* [Requirements]:
Output the material word for word. Leave each picture out.

─── Supplied data ───

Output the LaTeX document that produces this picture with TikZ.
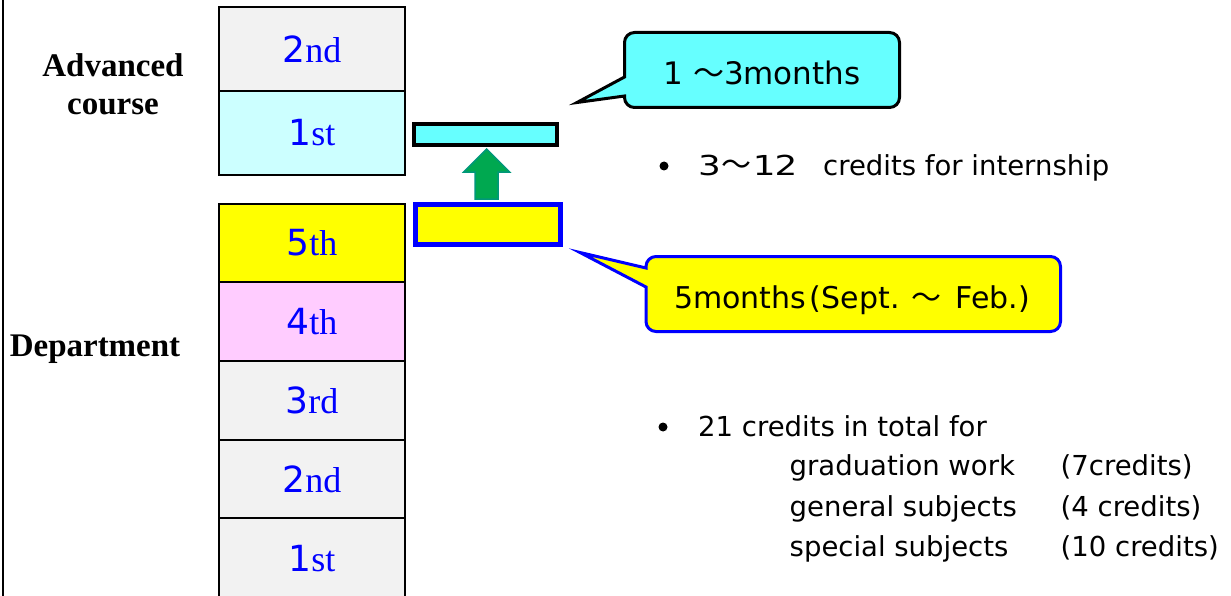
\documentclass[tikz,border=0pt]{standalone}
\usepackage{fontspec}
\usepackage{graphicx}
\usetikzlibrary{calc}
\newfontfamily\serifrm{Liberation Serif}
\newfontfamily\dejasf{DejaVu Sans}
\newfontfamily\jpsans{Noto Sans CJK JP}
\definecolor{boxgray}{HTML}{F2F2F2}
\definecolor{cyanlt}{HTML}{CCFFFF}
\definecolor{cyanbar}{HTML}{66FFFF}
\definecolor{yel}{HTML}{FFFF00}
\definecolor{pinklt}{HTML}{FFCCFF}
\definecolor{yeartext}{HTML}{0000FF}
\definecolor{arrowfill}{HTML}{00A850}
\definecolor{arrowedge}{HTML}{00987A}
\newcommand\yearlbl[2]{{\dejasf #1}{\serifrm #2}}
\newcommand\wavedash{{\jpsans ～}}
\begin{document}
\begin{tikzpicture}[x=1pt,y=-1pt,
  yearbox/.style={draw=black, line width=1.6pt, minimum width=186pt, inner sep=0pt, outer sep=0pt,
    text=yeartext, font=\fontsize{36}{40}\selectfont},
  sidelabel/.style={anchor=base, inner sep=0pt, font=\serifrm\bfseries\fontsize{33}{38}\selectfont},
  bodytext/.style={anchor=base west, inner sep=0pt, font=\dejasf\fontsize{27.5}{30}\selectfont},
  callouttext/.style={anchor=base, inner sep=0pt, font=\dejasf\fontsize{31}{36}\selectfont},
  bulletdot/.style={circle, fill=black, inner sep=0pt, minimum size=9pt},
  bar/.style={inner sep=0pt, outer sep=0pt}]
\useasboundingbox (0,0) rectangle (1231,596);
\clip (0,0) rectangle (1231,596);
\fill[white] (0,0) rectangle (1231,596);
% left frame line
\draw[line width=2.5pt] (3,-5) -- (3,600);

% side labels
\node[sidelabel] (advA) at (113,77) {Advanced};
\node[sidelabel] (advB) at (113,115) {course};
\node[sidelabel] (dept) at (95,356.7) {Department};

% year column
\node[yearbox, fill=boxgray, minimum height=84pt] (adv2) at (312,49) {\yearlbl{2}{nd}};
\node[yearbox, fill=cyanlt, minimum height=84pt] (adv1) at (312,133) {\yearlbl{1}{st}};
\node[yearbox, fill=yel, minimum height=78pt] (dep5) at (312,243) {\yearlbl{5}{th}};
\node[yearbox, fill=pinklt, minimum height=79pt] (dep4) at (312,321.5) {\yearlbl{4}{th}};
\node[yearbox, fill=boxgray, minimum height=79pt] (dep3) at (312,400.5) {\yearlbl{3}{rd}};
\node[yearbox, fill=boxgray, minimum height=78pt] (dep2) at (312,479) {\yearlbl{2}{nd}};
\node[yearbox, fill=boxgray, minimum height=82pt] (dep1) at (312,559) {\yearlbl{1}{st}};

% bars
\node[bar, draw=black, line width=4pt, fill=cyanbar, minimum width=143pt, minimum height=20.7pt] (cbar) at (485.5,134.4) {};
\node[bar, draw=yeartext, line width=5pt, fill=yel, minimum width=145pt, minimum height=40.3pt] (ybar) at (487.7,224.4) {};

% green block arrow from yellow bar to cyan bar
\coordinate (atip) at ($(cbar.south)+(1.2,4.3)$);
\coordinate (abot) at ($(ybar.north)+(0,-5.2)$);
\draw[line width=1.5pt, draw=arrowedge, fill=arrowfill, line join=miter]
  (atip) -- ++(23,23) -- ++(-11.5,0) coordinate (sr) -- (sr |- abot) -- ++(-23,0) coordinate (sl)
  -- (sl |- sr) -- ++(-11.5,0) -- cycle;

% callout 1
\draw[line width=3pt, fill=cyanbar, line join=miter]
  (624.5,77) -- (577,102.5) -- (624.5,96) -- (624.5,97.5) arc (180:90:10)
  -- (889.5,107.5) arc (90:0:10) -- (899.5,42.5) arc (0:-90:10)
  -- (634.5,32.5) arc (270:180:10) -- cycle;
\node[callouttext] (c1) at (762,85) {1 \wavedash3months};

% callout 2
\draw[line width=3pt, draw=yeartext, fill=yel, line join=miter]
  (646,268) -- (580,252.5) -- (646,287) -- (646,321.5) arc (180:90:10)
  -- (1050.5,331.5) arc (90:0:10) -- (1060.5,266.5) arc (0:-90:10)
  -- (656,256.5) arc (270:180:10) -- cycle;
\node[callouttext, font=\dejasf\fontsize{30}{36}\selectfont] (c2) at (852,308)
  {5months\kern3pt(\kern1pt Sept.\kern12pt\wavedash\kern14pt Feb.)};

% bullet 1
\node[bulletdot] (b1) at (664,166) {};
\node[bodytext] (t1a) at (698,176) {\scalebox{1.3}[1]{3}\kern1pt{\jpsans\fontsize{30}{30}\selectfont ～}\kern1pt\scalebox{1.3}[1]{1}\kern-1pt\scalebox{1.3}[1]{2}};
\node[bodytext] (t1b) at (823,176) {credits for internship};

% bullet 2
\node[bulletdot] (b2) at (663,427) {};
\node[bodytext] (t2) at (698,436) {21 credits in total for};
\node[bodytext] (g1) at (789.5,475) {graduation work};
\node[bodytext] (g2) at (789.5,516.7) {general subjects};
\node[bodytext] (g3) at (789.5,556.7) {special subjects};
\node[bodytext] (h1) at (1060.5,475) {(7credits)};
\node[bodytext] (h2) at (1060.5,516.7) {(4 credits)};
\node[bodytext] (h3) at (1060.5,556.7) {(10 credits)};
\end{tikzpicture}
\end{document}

───

* [Result of the exercise]:
Output the LaTeX document that produces this picture with TikZ.
\documentclass[tikz,border=0pt]{standalone}
\usepackage{fontspec}
\usepackage{graphicx}
\usetikzlibrary{calc}
\newfontfamily\serifrm{Liberation Serif}
\newfontfamily\dejasf{DejaVu Sans}
\newfontfamily\jpsans{Noto Sans CJK JP}
\definecolor{boxgray}{HTML}{F2F2F2}
\definecolor{cyanlt}{HTML}{CCFFFF}
\definecolor{cyanbar}{HTML}{66FFFF}
\definecolor{yel}{HTML}{FFFF00}
\definecolor{pinklt}{HTML}{FFCCFF}
\definecolor{yeartext}{HTML}{0000FF}
\definecolor{arrowfill}{HTML}{00A850}
\definecolor{arrowedge}{HTML}{00987A}
\newcommand\yearlbl[2]{{\dejasf #1}{\serifrm #2}}
\newcommand\wavedash{{\jpsans ～}}
\begin{document}
\begin{tikzpicture}[x=1pt,y=-1pt,
  yearbox/.style={draw=black, line width=1.6pt, minimum width=186pt, inner sep=0pt, outer sep=0pt,
    text=yeartext, font=\fontsize{36}{40}\selectfont},
  sidelabel/.style={anchor=base, inner sep=0pt, font=\serifrm\bfseries\fontsize{33}{38}\selectfont},
  bodytext/.style={anchor=base west, inner sep=0pt, font=\dejasf\fontsize{27.5}{30}\selectfont},
  callouttext/.style={anchor=base, inner sep=0pt, font=\dejasf\fontsize{31}{36}\selectfont},
  bulletdot/.style={circle, fill=black, inner sep=0pt, minimum size=9pt},
  bar/.style={inner sep=0pt, outer sep=0pt}]
\useasboundingbox (0,0) rectangle (1231,596);
\clip (0,0) rectangle (1231,596);
\fill[white] (0,0) rectangle (1231,596);
% left frame line
\draw[line width=2.5pt] (3,-5) -- (3,600);

% side labels
\node[sidelabel] (advA) at (113,77) {Advanced};
\node[sidelabel] (advB) at (113,115) {course};
\node[sidelabel] (dept) at (95,356.7) {Department};

% year column
\node[yearbox, fill=boxgray, minimum height=84pt] (adv2) at (312,49) {\yearlbl{2}{nd}};
\node[yearbox, fill=cyanlt, minimum height=84pt] (adv1) at (312,133) {\yearlbl{1}{st}};
\node[yearbox, fill=yel, minimum height=78pt] (dep5) at (312,243) {\yearlbl{5}{th}};
\node[yearbox, fill=pinklt, minimum height=79pt] (dep4) at (312,321.5) {\yearlbl{4}{th}};
\node[yearbox, fill=boxgray, minimum height=79pt] (dep3) at (312,400.5) {\yearlbl{3}{rd}};
\node[yearbox, fill=boxgray, minimum height=78pt] (dep2) at (312,479) {\yearlbl{2}{nd}};
\node[yearbox, fill=boxgray, minimum height=82pt] (dep1) at (312,559) {\yearlbl{1}{st}};

% bars
\node[bar, draw=black, line width=4pt, fill=cyanbar, minimum width=143pt, minimum height=20.7pt] (cbar) at (485.5,134.4) {};
\node[bar, draw=yeartext, line width=5pt, fill=yel, minimum width=145pt, minimum height=40.3pt] (ybar) at (487.7,224.4) {};

% green block arrow from yellow bar to cyan bar
\coordinate (atip) at ($(cbar.south)+(1.2,4.3)$);
\coordinate (abot) at ($(ybar.north)+(0,-5.2)$);
\draw[line width=1.5pt, draw=arrowedge, fill=arrowfill, line join=miter]
  (atip) -- ++(23,23) -- ++(-11.5,0) coordinate (sr) -- (sr |- abot) -- ++(-23,0) coordinate (sl)
  -- (sl |- sr) -- ++(-11.5,0) -- cycle;

% callout 1
\draw[line width=3pt, fill=cyanbar, line join=miter]
  (624.5,77) -- (577,102.5) -- (624.5,96) -- (624.5,97.5) arc (180:90:10)
  -- (889.5,107.5) arc (90:0:10) -- (899.5,42.5) arc (0:-90:10)
  -- (634.5,32.5) arc (270:180:10) -- cycle;
\node[callouttext] (c1) at (762,85) {1 \wavedash3months};

% callout 2
\draw[line width=3pt, draw=yeartext, fill=yel, line join=miter]
  (646,268) -- (580,252.5) -- (646,287) -- (646,321.5) arc (180:90:10)
  -- (1050.5,331.5) arc (90:0:10) -- (1060.5,266.5) arc (0:-90:10)
  -- (656,256.5) arc (270:180:10) -- cycle;
\node[callouttext, font=\dejasf\fontsize{30}{36}\selectfont] (c2) at (852,308)
  {5months\kern3pt(\kern1pt Sept.\kern12pt\wavedash\kern14pt Feb.)};

% bullet 1
\node[bulletdot] (b1) at (664,166) {};
\node[bodytext] (t1a) at (698,176) {\scalebox{1.3}[1]{3}\kern1pt{\jpsans\fontsize{30}{30}\selectfont ～}\kern1pt\scalebox{1.3}[1]{1}\kern-1pt\scalebox{1.3}[1]{2}};
\node[bodytext] (t1b) at (823,176) {credits for internship};

% bullet 2
\node[bulletdot] (b2) at (663,427) {};
\node[bodytext] (t2) at (698,436) {21 credits in total for};
\node[bodytext] (g1) at (789.5,475) {graduation work};
\node[bodytext] (g2) at (789.5,516.7) {general subjects};
\node[bodytext] (g3) at (789.5,556.7) {special subjects};
\node[bodytext] (h1) at (1060.5,475) {(7credits)};
\node[bodytext] (h2) at (1060.5,516.7) {(4 credits)};
\node[bodytext] (h3) at (1060.5,556.7) {(10 credits)};
\end{tikzpicture}
\end{document}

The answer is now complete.